Write Scheme data structures so they can be eval-d back in, or alternative
- by Jesse Millikan
I'm writing an application (A juggling pattern animator) in PLT Scheme that accepts Scheme expressions as values for some fields. I'm attempting to write a small text editor that will let me "explode" expressions into expressions that can still be eval'd but contain the data as literals for manual tweaking.
For example,
(4hss->sexp "747")
is a function call that generates a legitimate pattern. If I eval and print that, it becomes
(((7 3) - - -) (- - (4 2) -) (- (7 2) - -) (- - - (7 1)) ((4 0) - - -) (- - (7 0) -) (- (7 2) - -) (- - - (4 3)) ((7 3) - - -) (- - (7 0) -) (- (4 1) - -) (- - - (7 1)))
which can be "read" as a string, but will not "eval" the same as the function. For this statement, of course, what I need would be as simple as
(quote (((7 3...
but other examples are non-trivial. This one, for example, contains structs which print as vectors:
pair-of-jugglers
; -->
(#(struct:hand #(struct:position -0.35 2.0 1.0) #(struct:position -0.6 2.05 1.1) 1.832595714594046) #(struct:hand #(struct:position 0.35 2.0 1.0) #(struct:position 0.6 2.0500000000000003 1.1) 1.308996938995747) #(struct:hand #(struct:position 0.35 -2.0 1.0) #(struct:position 0.6 -2.05 1.1) -1.3089969389957472) #(struct:hand #(struct:position -0.35 -2.0 1.0) #(struct:position -0.6 -2.05 1.1) -1.8325957145940461))
I've thought of at least three possible solutions, none of which I like very much.
Solution A is to write a recursive eval-able output function myself for a reasonably large subset of the values that I might be using.

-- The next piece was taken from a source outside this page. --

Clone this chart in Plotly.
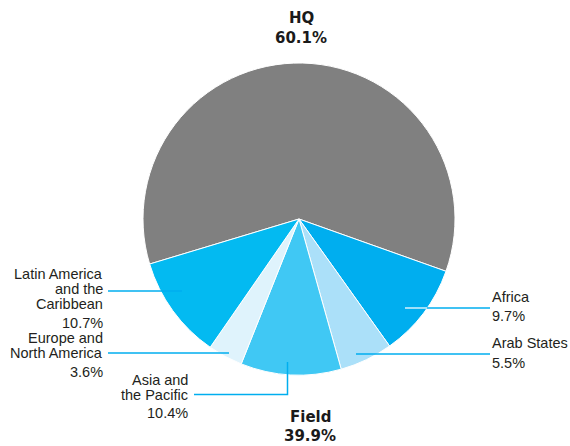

There (probably...) won't be any circular references by the nature of the data structures used, so that wouldn't be such a long job. The output would end up looking like
`(((3 0) (... ; ex 1
`(,(make-hand (make-position ... ; ex 2
Or even worse if I could't figure out how to do it properly with quasiquoting.
Solution B would be to write out everything as
(read (open-input-string "(big-long-s-expression)"))
which, technically, solves the problem I'm bringing up but is... ugly.
Solution C might be a different approach of giving up eval and using only read for parsing input, or an uglier approach where the s-expression is used as directly data if eval fails, but those both seem unpleasant compared to using scheme values directly.
Undiscovered Solution D would be a PLT Scheme option, function or library I haven't located that would match Solution A.
Help me out before I start having bad recursion dreams again.